» **What this task involves**:
Omit all images, then return the remaining material exactly as it stands.

-- start --

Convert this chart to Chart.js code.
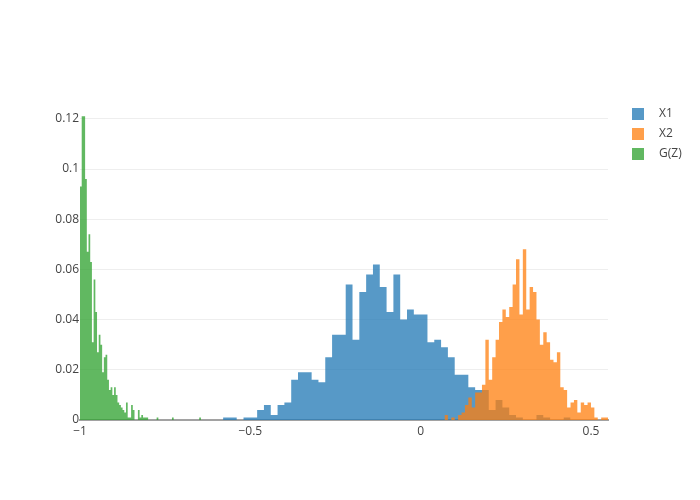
<!DOCTYPE html>
<html>
<head>
<meta charset="utf-8">
<script src="https://cdn.jsdelivr.net/npm/chart.js@4.4.1/dist/chart.umd.min.js"></script>
<style>
  html, body { margin: 0; padding: 0; background: #fff; }
  #wrap { width: 700px; height: 500px; position: relative; }
</style>
</head>
<body>
<div id="wrap"><canvas id="chart"></canvas></div>
<script>
// histogram bins, probability per bin
const x1Start = -0.58, x1Size = 0.02;
const x1Values = [
    0.001, 0.001, 0, 0.001, 0.001, 0.004, 0.006, 0.002, 0.006, 0.007,
    0.016, 0.019, 0.019, 0.016, 0.015, 0.025, 0.034, 0.034, 0.054, 0.032,
    0.051, 0.058, 0.062, 0.053, 0.043, 0.058, 0.040, 0.044, 0.042, 0.042,
    0.031, 0.032, 0.029, 0.025, 0.018, 0.018, 0.013, 0.012, 0.012, 0.004,
    0.008, 0.005, 0.002, 0.001, 0, 0, 0.002, 0.001, 0, 0, 0.001
];

const x2Start = 0.07, x2Size = 0.01;
const x2Values = [
    0.002, 0, 0.001, 0, 0.002, 0.003, 0.006, 0.009, 0.005, 0.011,
    0.011, 0.014, 0.032, 0.016, 0.025, 0.032, 0.039, 0.044, 0.041, 0.045,
    0.054, 0.064, 0.042, 0.068, 0.044, 0.053, 0.051, 0.040, 0.030, 0.035,
    0.031, 0.024, 0.023, 0.027, 0.013, 0.012, 0.005, 0.007, 0.008, 0.003,
    0.007, 0.006, 0.007, 0.005, 0.001, 0, 0.001, 0.001
];

const gzStart = -1, gzSize = 0.005;
const gzValues = [
    0.093, 0.121, 0.121, 0.096, 0.067, 0.074, 0.063, 0.031, 0.056, 0.043,
    0.027, 0.034, 0.030, 0.019, 0.025, 0.026, 0.016, 0.012, 0.013, 0.010,
    0.013, 0.010, 0.007, 0.006, 0.005, 0.004, 0.003, 0.007, 0.001, 0.001,
    0.006, 0.004, 0, 0, 0.004, 0.001, 0.002, 0.001, 0.001, 0.001,
    0, 0, 0, 0, 0, 0.001, 0, 0, 0, 0,
    0, 0, 0, 0, 0.001, 0, 0, 0, 0, 0,
    0, 0, 0, 0, 0, 0, 0, 0, 0, 0,
    0.001
];

const seriesNames = ['X1', 'X2', 'G(Z)'];
const seriesColors = ['rgba(31, 119, 180, 0.75)', 'rgba(255, 127, 14, 0.75)', 'rgba(44, 160, 44, 0.75)'];

const xTickValues = [-1, -0.5, 0, 0.5];
const xTickLabels = ['\u22121', '\u22120.5', '0', '0.5'];
const yTickValues = [0, 0.02, 0.04, 0.06, 0.08, 0.1, 0.12];
const yTickLabels = ['0', '0.02', '0.04', '0.06', '0.08', '0.1', '0.12'];

const FONT = "'Open Sans', verdana, arial, sans-serif";

// outline of a histogram: both edges of every bin, closed at zero
function binOutline(start, size, values) {
    const pts = [{ x: start, y: 0 }];
    values.forEach((v, i) => {
        pts.push({ x: start + i * size, y: v });
        pts.push({ x: start + (i + 1) * size, y: v });
    });
    pts.push({ x: start + values.length * size, y: 0 });
    return pts;
}

// plain square used as the legend swatch
function swatch(color) {
    const c = document.createElement('canvas');
    c.width = 12;
    c.height = 12;
    const g = c.getContext('2d');
    g.fillStyle = color;
    g.fillRect(0, 0, 12, 12);
    return c;
}

const bins = [
    binOutline(x1Start, x1Size, x1Values),
    binOutline(x2Start, x2Size, x2Values),
    binOutline(gzStart, gzSize, gzValues)
];

const datasets = bins.map((data, i) => ({
    label: seriesNames[i],
    data: data,
    yAxisID: 'y',
    order: 2 - i,
    fill: 'origin',
    backgroundColor: seriesColors[i],
    borderColor: 'rgba(0,0,0,0)',
    borderWidth: 0,
    tension: 0,
    pointRadius: 0,
    pointHoverRadius: 0,
    pointStyle: swatch(seriesColors[i])
}));

new Chart(document.getElementById('chart'), {
    type: 'line',
    data: { datasets },
    options: {
        responsive: true,
        maintainAspectRatio: false,
        animation: false,
        events: [],
        layout: { padding: { top: 100, right: 15, bottom: 0, left: 0 } },
        plugins: {
            tooltip: { enabled: false },
            legend: {
                position: 'right',
                align: 'start',
                maxWidth: 70,
                labels: {
                    usePointStyle: true,
                    pointStyleWidth: 30,
                    boxHeight: 12,
                    padding: 8,
                    color: '#444',
                    font: { family: FONT, size: 12 },
                    sort: (a, b) => a.datasetIndex - b.datasetIndex
                }
            }
        },
        scales: {
            x: {
                type: 'linear',
                min: -1,
                max: 0.55,
                z: 1,
                afterFit: (s) => { s.height = 80; },
                afterBuildTicks: (s) => { s.ticks = xTickValues.map(v => ({ value: v })); },
                grid: { display: false, drawTicks: false },
                border: { display: true, color: '#a2a2a2', width: 2 },
                ticks: {
                    padding: 4,
                    maxRotation: 0,
                    autoSkip: false,
                    color: '#444',
                    font: { family: FONT, size: 12 },
                    callback: (v, i) => xTickLabels[i]
                }
            },
            y: {
                type: 'linear',
                min: 0,
                max: 0.1275,
                afterFit: (s) => { s.width = 80; },
                afterBuildTicks: (s) => { s.ticks = yTickValues.map(v => ({ value: v })); },
                grid: { color: '#eee', lineWidth: 1, drawTicks: false },
                border: { display: false },
                ticks: {
                    padding: 1,
                    autoSkip: false,
                    color: '#444',
                    font: { family: FONT, size: 12 },
                    callback: (v, i) => yTickLabels[i]
                }
            },
            pad: {
                type: 'linear',
                position: 'right',
                afterFit: (s) => { s.width = 7; },
                grid: { display: false, drawTicks: false },
                border: { display: false },
                ticks: { display: false }
            }
        }
    }
});
</script>
</body>
</html>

-- end --

» **Output for this task**:
Convert this chart to Chart.js code.
<!DOCTYPE html>
<html>
<head>
<meta charset="utf-8">
<script src="https://cdn.jsdelivr.net/npm/chart.js@4.4.1/dist/chart.umd.min.js"></script>
<style>
  html, body { margin: 0; padding: 0; background: #fff; }
  #wrap { width: 700px; height: 500px; position: relative; }
</style>
</head>
<body>
<div id="wrap"><canvas id="chart"></canvas></div>
<script>
// histogram bins, probability per bin
const x1Start = -0.58, x1Size = 0.02;
const x1Values = [
    0.001, 0.001, 0, 0.001, 0.001, 0.004, 0.006, 0.002, 0.006, 0.007,
    0.016, 0.019, 0.019, 0.016, 0.015, 0.025, 0.034, 0.034, 0.054, 0.032,
    0.051, 0.058, 0.062, 0.053, 0.043, 0.058, 0.040, 0.044, 0.042, 0.042,
    0.031, 0.032, 0.029, 0.025, 0.018, 0.018, 0.013, 0.012, 0.012, 0.004,
    0.008, 0.005, 0.002, 0.001, 0, 0, 0.002, 0.001, 0, 0, 0.001
];

const x2Start = 0.07, x2Size = 0.01;
const x2Values = [
    0.002, 0, 0.001, 0, 0.002, 0.003, 0.006, 0.009, 0.005, 0.011,
    0.011, 0.014, 0.032, 0.016, 0.025, 0.032, 0.039, 0.044, 0.041, 0.045,
    0.054, 0.064, 0.042, 0.068, 0.044, 0.053, 0.051, 0.040, 0.030, 0.035,
    0.031, 0.024, 0.023, 0.027, 0.013, 0.012, 0.005, 0.007, 0.008, 0.003,
    0.007, 0.006, 0.007, 0.005, 0.001, 0, 0.001, 0.001
];

const gzStart = -1, gzSize = 0.005;
const gzValues = [
    0.093, 0.121, 0.121, 0.096, 0.067, 0.074, 0.063, 0.031, 0.056, 0.043,
    0.027, 0.034, 0.030, 0.019, 0.025, 0.026, 0.016, 0.012, 0.013, 0.010,
    0.013, 0.010, 0.007, 0.006, 0.005, 0.004, 0.003, 0.007, 0.001, 0.001,
    0.006, 0.004, 0, 0, 0.004, 0.001, 0.002, 0.001, 0.001, 0.001,
    0, 0, 0, 0, 0, 0.001, 0, 0, 0, 0,
    0, 0, 0, 0, 0.001, 0, 0, 0, 0, 0,
    0, 0, 0, 0, 0, 0, 0, 0, 0, 0,
    0.001
];

const seriesNames = ['X1', 'X2', 'G(Z)'];
const seriesColors = ['rgba(31, 119, 180, 0.75)', 'rgba(255, 127, 14, 0.75)', 'rgba(44, 160, 44, 0.75)'];

const xTickValues = [-1, -0.5, 0, 0.5];
const xTickLabels = ['\u22121', '\u22120.5', '0', '0.5'];
const yTickValues = [0, 0.02, 0.04, 0.06, 0.08, 0.1, 0.12];
const yTickLabels = ['0', '0.02', '0.04', '0.06', '0.08', '0.1', '0.12'];

const FONT = "'Open Sans', verdana, arial, sans-serif";

// outline of a histogram: both edges of every bin, closed at zero
function binOutline(start, size, values) {
    const pts = [{ x: start, y: 0 }];
    values.forEach((v, i) => {
        pts.push({ x: start + i * size, y: v });
        pts.push({ x: start + (i + 1) * size, y: v });
    });
    pts.push({ x: start + values.length * size, y: 0 });
    return pts;
}

// plain square used as the legend swatch
function swatch(color) {
    const c = document.createElement('canvas');
    c.width = 12;
    c.height = 12;
    const g = c.getContext('2d');
    g.fillStyle = color;
    g.fillRect(0, 0, 12, 12);
    return c;
}

const bins = [
    binOutline(x1Start, x1Size, x1Values),
    binOutline(x2Start, x2Size, x2Values),
    binOutline(gzStart, gzSize, gzValues)
];

const datasets = bins.map((data, i) => ({
    label: seriesNames[i],
    data: data,
    yAxisID: 'y',
    order: 2 - i,
    fill: 'origin',
    backgroundColor: seriesColors[i],
    borderColor: 'rgba(0,0,0,0)',
    borderWidth: 0,
    tension: 0,
    pointRadius: 0,
    pointHoverRadius: 0,
    pointStyle: swatch(seriesColors[i])
}));

new Chart(document.getElementById('chart'), {
    type: 'line',
    data: { datasets },
    options: {
        responsive: true,
        maintainAspectRatio: false,
        animation: false,
        events: [],
        layout: { padding: { top: 100, right: 15, bottom: 0, left: 0 } },
        plugins: {
            tooltip: { enabled: false },
            legend: {
                position: 'right',
                align: 'start',
                maxWidth: 70,
                labels: {
                    usePointStyle: true,
                    pointStyleWidth: 30,
                    boxHeight: 12,
                    padding: 8,
                    color: '#444',
                    font: { family: FONT, size: 12 },
                    sort: (a, b) => a.datasetIndex - b.datasetIndex
                }
            }
        },
        scales: {
            x: {
                type: 'linear',
                min: -1,
                max: 0.55,
                z: 1,
                afterFit: (s) => { s.height = 80; },
                afterBuildTicks: (s) => { s.ticks = xTickValues.map(v => ({ value: v })); },
                grid: { display: false, drawTicks: false },
                border: { display: true, color: '#a2a2a2', width: 2 },
                ticks: {
                    padding: 4,
                    maxRotation: 0,
                    autoSkip: false,
                    color: '#444',
                    font: { family: FONT, size: 12 },
                    callback: (v, i) => xTickLabels[i]
                }
            },
            y: {
                type: 'linear',
                min: 0,
                max: 0.1275,
                afterFit: (s) => { s.width = 80; },
                afterBuildTicks: (s) => { s.ticks = yTickValues.map(v => ({ value: v })); },
                grid: { color: '#eee', lineWidth: 1, drawTicks: false },
                border: { display: false },
                ticks: {
                    padding: 1,
                    autoSkip: false,
                    color: '#444',
                    font: { family: FONT, size: 12 },
                    callback: (v, i) => yTickLabels[i]
                }
            },
            pad: {
                type: 'linear',
                position: 'right',
                afterFit: (s) => { s.width = 7; },
                grid: { display: false, drawTicks: false },
                border: { display: false },
                ticks: { display: false }
            }
        }
    }
});
</script>
</body>
</html>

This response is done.